I discovered by accident today that my ex partner has got married, and I can’t understand why it has got me so riled up.
Not sure if I need someone to tell me I’m just human or I’m being ridiculous.
I went into my archive on WhatsApp for something and spotted his profile picture was him and a bride.
We were together 2 years and finished nearly 3 years ago. He was at the time, the love of my life, but I have since found a wonderful new partner who I’m planning to marry and expecting a baby with. So I don’t understand why I feel so angry about this.
When we were together he was always on the fence about committing. Sometimes cruelly so. One day he’d be buying a family home that he wanted us to live in, next week he’d be considering moving abroad without me. One day suggesting we try for a baby and the next he thought he was better off alone. He’d been married once before and his wife left him and he’d had a string of relationships lasting 1-2 years afterwards. I was apparently the closest he’d ever got to ‘committing’ again but he still always said marriage was off the cards.

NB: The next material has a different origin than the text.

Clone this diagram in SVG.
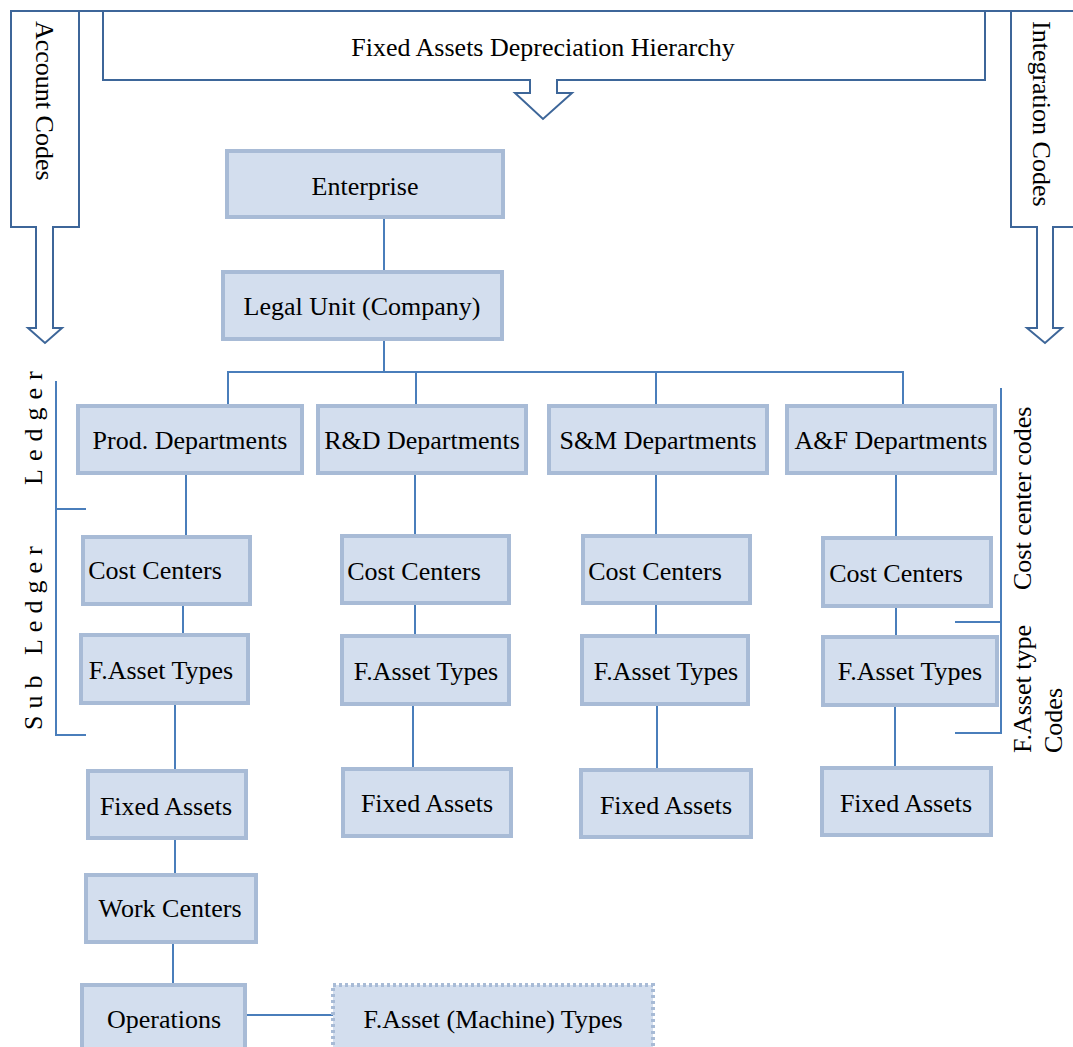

I ended it because I just couldn’t take anymore. I think I’d always assumed since we ended that the issue was him, due to his personal problems and inability to commit and that would just never change. He liked to believe (and say!) that he figured when the right woman came along all his relationship problems would disappear without him having to do any actual work on himself… I think I’m angry because it now feels like that was right! As unfair as that is.
I don’t want him back but I just didn’t want him to get a happy ending after the hell he put me through.. and so soon!
I know the girl he’s married. She was in his friendship group and I always thought tbh she was probably his dream woman.
Why does this make me so angry?
why do complete nobheads get their happy ending?!